We picked up 144 lbs of Old Vine Zinfandel grapes from the produce wholesaler at midnight on Thursday, October 19th. I put them in the fridge to keep for a few days until I could crush them. On Sunday the 23rd I finally had a chance to crush them.

The grapes were in great shape. If you have the opportunity to work with Lanza grapes, I recommend it. The fruit had no mold, no split berries, no material other than grapes (MOG), and was perfectly ripe with a good sugar level and nice brown pips. All of this is amazing considering the abysmal growing conditions Northern California faced this year.

The white in these pictures isn’t mold; it’s bloom. The flash on the camera made it really stand out more than it did in person.

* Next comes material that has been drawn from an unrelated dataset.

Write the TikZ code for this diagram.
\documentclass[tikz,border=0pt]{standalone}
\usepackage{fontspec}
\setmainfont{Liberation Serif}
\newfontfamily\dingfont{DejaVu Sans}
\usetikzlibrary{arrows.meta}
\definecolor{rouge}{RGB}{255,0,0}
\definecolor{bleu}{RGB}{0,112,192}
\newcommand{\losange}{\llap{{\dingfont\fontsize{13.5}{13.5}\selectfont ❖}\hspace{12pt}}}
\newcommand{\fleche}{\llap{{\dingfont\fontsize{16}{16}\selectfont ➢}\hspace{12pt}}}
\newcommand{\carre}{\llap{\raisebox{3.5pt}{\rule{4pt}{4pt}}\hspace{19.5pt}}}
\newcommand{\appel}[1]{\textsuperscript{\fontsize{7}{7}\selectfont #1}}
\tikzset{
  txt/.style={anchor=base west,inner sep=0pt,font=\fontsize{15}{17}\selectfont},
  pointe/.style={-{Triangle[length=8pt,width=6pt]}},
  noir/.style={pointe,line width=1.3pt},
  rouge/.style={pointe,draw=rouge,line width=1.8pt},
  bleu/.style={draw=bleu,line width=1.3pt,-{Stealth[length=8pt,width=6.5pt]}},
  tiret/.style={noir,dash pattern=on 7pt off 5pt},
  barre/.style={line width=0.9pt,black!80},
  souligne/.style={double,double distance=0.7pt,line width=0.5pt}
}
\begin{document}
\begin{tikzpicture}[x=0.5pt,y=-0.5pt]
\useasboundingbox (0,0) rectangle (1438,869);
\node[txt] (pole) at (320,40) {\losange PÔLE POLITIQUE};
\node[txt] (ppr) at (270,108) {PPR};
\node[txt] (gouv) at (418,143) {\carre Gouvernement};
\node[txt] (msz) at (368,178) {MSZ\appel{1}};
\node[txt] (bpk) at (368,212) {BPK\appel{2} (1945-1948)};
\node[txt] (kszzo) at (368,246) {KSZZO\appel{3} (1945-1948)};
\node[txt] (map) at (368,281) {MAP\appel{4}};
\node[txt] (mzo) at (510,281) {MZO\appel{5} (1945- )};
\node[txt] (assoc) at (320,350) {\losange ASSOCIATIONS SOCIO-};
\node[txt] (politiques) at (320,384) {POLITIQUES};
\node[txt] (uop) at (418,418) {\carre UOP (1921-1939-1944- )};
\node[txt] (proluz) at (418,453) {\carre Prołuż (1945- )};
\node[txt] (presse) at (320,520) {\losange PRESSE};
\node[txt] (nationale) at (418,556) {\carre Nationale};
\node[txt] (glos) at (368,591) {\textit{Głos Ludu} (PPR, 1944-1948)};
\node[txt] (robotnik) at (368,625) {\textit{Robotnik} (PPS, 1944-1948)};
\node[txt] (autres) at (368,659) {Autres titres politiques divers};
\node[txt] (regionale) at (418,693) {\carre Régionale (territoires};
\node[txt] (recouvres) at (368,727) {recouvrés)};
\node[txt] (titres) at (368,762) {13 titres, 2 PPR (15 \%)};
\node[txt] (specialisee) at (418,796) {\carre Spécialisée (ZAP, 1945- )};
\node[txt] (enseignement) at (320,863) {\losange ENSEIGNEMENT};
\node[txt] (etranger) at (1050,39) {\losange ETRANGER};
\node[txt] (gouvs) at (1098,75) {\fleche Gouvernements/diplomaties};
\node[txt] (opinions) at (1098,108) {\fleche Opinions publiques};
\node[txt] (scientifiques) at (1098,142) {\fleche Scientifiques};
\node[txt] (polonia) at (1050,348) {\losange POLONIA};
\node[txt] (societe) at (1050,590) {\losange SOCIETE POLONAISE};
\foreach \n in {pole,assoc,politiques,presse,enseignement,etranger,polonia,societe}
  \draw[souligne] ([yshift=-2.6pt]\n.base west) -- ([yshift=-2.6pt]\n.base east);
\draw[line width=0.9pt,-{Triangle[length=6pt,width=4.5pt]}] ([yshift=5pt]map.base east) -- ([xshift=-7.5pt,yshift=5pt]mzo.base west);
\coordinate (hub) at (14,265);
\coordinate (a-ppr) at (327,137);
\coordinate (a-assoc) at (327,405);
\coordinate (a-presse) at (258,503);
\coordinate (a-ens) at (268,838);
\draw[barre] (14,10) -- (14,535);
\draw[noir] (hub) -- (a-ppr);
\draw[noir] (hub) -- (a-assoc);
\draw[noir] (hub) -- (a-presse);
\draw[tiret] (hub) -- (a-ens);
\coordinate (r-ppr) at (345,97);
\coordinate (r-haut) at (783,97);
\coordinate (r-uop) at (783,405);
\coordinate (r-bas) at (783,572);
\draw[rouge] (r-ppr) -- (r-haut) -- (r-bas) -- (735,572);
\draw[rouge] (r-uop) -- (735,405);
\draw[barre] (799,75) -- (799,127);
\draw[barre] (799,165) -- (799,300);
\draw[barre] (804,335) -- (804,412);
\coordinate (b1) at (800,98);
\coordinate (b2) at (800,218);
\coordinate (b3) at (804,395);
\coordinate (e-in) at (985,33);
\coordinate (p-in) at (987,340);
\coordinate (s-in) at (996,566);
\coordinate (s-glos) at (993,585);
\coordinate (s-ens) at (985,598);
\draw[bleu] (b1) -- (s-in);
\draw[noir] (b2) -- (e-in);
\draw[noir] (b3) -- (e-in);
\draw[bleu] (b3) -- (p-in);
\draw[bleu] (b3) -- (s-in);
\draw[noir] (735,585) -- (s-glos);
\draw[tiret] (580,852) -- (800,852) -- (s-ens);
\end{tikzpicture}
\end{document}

The numbers were very nice: 21.5° Brix and a pH of 3.63. I didn’t test TA because I didn’t have any distilled water and the pH number was perfect, so I figured I could let it wait until after fermentation & pressing.

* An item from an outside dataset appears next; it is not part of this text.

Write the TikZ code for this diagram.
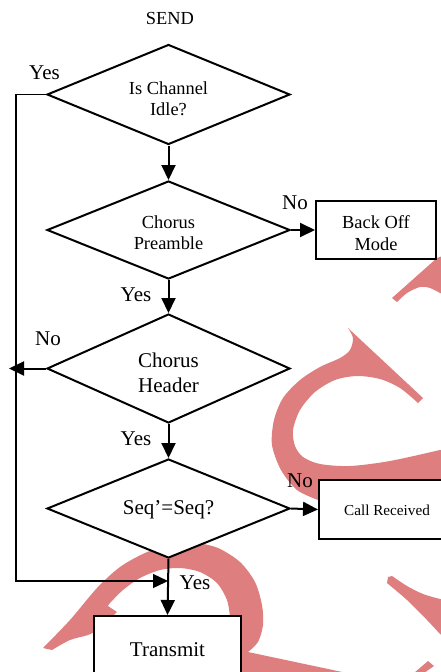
\documentclass[tikz,border=0pt]{standalone}
\usepackage{fontspec}
\setmainfont{Liberation Serif}
\usetikzlibrary{shapes.geometric,arrows.meta}
\definecolor{wmred}{RGB}{222,126,126}
\begin{document}
\begin{tikzpicture}[x=1pt,y=-1pt,
  decision/.style={diamond, draw, line width=2pt, fill=white, minimum width=243pt,
    aspect=2.45, inner sep=0pt},
  box/.style={rectangle, draw, line width=2pt, fill=white, inner sep=0pt},
  flow/.style={line width=2pt, -{Triangle[length=15pt,width=14pt]}},
  loopline/.style={line width=1.4pt, -{Triangle[length=15pt,width=14pt]}},
  big/.style={font=\fontsize{21}{25}\selectfont},
  mid/.style={font=\fontsize{18.4}{21}\selectfont},
  txt/.style={inner sep=0pt, align=center},
  lbl/.style={big, inner sep=0pt}]

\useasboundingbox (0,0) rectangle (440,672);
\fill[white] (0,0) rectangle (440,672);

% ---- watermark letters behind the chart ----
% hook at upper right
\fill[wmred] (392,298) -- (437,258) -- (445,255) -- (445,295)
  -- plot[smooth] coordinates {(440,293) (430,288) (420,287) (407,293) (397,302)} -- cycle;
% large curved letter on the right
\fill[wmred] (348,328) -- (423,398) -- (418,403)
  -- plot[smooth] coordinates {(418,403) (400,388) (380,379) (357,376) (335,380) (315,392)
     (300,410) (293,430) (295,446) (303,457) (320,464) (350,466) (390,461) (440,450)}
  -- (445,450) -- (445,495) -- (330,500)
  -- plot[smooth] coordinates {(318,500) (297,490) (281,470) (272,445) (274,420) (283,398)
     (300,380) (320,367) (340,358) (350,350) (353,338) (348,328)} -- cycle;
% wedge at lower right
\fill[wmred] (388,577)
  -- plot[smooth] coordinates {(392,576) (407,586) (423,594) (440,599)}
  -- (445,600) -- (445,637)
  -- plot[smooth] coordinates {(440,634) (427,620) (407,600) (387,583)} -- cycle;
\fill[wmred] (428,661) -- (434,666) -- (424,673) -- (414,673) -- cycle;
% arch at lower left
\fill[wmred] (43,648)
  -- plot[smooth] coordinates {(43,648) (70,620) (97,588) (120,567) (145,553) (170,545)
     (195,543) (218,548) (240,562) (255,582) (262,605) (263,625) (258,642) (248,652)}
  -- (347,673) -- (241,673) -- (236,620)
  -- plot[smooth] coordinates {(230,617) (227,600) (217,583) (200,572) (180,568) (160,570)
     (140,578) (123,590) (110,603) (108,606)}
  -- (117,612)
  -- plot[smooth] coordinates {(117,612) (97,630) (88,635) (70,640) (52,650)} -- cycle;

% ---- flow chart ----
\node[mid, inner sep=0pt] (send) at (170,18) {SEND};

\node[decision, minimum height=100pt] (idle) at (168.5,94.5) {};
\node[decision, minimum height=98pt] (pre) at (168.5,230) {};
\node[decision, minimum height=109pt] (hdr) at (168.5,368.5) {};
\node[decision, minimum height=99pt] (seq) at (168.5,508.5) {};

\node[txt, mid] (idlet) at (168.5,99) {Is Channel\\Idle?};
\node[txt, mid] (pret) at (168.5,233) {Chorus\\Preamble};
\node[txt, big] (hdrt) at (168.5,373) {Chorus\\Header};
\node[txt, big] (seqt) at (168.5,510) {Seq’=Seq?};

\node[box, minimum width=120pt, minimum height=58pt] (back) at (376,230) {};
\node[txt, font=\fontsize{18.4}{22}\selectfont] (backt) at (376,233) {Back Off\\Mode};
\node[box, minimum width=136pt, minimum height=59pt] (call) at (387,509.5) {};
\node[txt, font=\fontsize{15.2}{18}\selectfont] (callt) at (387,510) {Call Received};
\node[box, minimum width=147pt, minimum height=66pt] (tx) at (167.5,649) {};
\node[txt, big] (txt) at (167.5,649.5) {Transmit};

\coordinate (lt) at (16,94.5);
\coordinate (lb) at (16,581);
\coordinate (join) at (168,581);
\coordinate (noend) at (9,368.5);

\draw[flow] (idle.south) -- (pre.north);
\draw[flow] (pre.east) -- (back.west);
\draw[flow] (pre.south) -- (hdr.north);
\draw[flow] (hdr.west) -- (noend);
\draw[flow] (hdr.south) -- (seq.north);
\draw[flow] (seq.east) -- (call.west);
\draw[flow] (seq.south) -- (tx.north);
\draw[loopline] (idle.west) -- (lt) -- (lb) -- (join);

% branch labels
\node[lbl] (y1) at (44.5,73) {Yes};
\node[lbl] (n2) at (295,203) {No};
\node[lbl] (y2) at (136,295) {Yes};
\node[lbl] (n3) at (48,339) {No};
\node[lbl] (y3) at (136,439) {Yes};
\node[lbl] (n4) at (300,481) {No};
\node[lbl] (y4) at (195,583) {Yes};
\end{tikzpicture}
\end{document}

I had to crush & destem in the basement because the weather outside wasn’t great that morning. It was in the 40s and drizzing, so I chose to do it in the dungeon.

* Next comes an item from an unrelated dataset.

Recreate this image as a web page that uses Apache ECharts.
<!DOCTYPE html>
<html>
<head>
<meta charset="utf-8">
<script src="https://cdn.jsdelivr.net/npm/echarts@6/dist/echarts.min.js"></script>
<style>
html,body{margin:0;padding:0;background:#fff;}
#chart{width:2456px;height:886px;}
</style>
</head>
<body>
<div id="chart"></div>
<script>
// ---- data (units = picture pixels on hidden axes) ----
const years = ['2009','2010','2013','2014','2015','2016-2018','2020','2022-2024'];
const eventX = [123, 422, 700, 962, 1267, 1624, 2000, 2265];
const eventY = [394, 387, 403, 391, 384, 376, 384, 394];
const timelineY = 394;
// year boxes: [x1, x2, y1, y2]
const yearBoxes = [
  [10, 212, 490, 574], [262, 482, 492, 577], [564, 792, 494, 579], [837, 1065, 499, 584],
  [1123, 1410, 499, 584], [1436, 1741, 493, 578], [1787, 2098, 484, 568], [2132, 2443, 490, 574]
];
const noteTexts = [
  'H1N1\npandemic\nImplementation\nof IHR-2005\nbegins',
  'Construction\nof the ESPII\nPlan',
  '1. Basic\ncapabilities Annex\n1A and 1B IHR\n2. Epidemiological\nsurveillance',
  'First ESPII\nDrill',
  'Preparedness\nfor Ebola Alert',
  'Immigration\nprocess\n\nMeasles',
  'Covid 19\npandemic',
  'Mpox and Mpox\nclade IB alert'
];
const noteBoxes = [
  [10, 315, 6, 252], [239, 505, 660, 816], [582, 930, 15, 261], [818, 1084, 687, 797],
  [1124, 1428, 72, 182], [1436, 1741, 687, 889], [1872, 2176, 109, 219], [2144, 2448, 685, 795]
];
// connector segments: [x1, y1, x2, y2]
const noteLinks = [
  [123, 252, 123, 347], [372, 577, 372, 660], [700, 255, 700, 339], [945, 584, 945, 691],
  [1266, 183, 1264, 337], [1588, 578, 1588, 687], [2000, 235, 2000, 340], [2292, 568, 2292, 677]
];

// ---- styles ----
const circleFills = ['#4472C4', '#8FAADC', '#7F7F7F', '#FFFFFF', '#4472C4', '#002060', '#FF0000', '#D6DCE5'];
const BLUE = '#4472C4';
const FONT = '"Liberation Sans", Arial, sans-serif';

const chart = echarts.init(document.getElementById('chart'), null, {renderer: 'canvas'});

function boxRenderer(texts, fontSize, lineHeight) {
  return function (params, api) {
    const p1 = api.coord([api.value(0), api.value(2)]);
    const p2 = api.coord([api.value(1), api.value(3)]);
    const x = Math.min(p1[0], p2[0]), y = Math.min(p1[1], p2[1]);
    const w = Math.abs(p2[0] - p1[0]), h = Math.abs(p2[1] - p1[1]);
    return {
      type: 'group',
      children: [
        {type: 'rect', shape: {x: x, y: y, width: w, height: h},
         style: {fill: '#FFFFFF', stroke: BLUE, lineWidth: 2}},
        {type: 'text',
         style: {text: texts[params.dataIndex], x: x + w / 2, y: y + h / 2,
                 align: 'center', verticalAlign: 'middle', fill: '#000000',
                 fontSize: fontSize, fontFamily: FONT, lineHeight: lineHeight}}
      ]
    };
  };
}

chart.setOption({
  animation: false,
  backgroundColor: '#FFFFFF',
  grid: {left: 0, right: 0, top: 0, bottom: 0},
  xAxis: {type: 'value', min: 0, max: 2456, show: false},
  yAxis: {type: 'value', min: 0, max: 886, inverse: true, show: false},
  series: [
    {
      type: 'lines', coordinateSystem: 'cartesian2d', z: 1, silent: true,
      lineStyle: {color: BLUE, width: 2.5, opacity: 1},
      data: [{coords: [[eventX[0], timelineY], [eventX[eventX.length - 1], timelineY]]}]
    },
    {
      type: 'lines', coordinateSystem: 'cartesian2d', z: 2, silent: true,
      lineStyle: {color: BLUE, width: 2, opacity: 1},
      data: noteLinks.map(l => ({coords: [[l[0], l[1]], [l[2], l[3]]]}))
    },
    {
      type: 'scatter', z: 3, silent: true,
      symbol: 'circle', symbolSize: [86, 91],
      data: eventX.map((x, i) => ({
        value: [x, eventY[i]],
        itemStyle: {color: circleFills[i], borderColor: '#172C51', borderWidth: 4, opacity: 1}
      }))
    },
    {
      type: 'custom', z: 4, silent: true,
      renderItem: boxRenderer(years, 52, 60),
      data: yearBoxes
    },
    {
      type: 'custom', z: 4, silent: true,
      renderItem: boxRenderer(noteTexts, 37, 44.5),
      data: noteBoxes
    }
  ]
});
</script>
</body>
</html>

Here they are crushed but not destemmed:

To destem them, I cut some of the slats out of one of the boxes the fruit came in and rubbed the grapes over the holes. The grapes fell through leaving the stems in the basket.

Here they are crushed & destemmed:

The stems:

Finally, here is the must two days later – 24 hours after pitching the yeast – at the onset of fermentation:

This was a little over a week ago, and the wine is still fermenting. It probably should have been done by now, but I let it stay a little cooler than I probably should have. Fermenatation temperatures have been in the mid-70s. Mid-80s likely would have been better to bring out the spicy quality of the wine, but we’ll see how this goes. The wine will probably be on the fruity, jammy side, which might be a good thing.

I’ll be pressing the wine this week and will have a post up about that soon.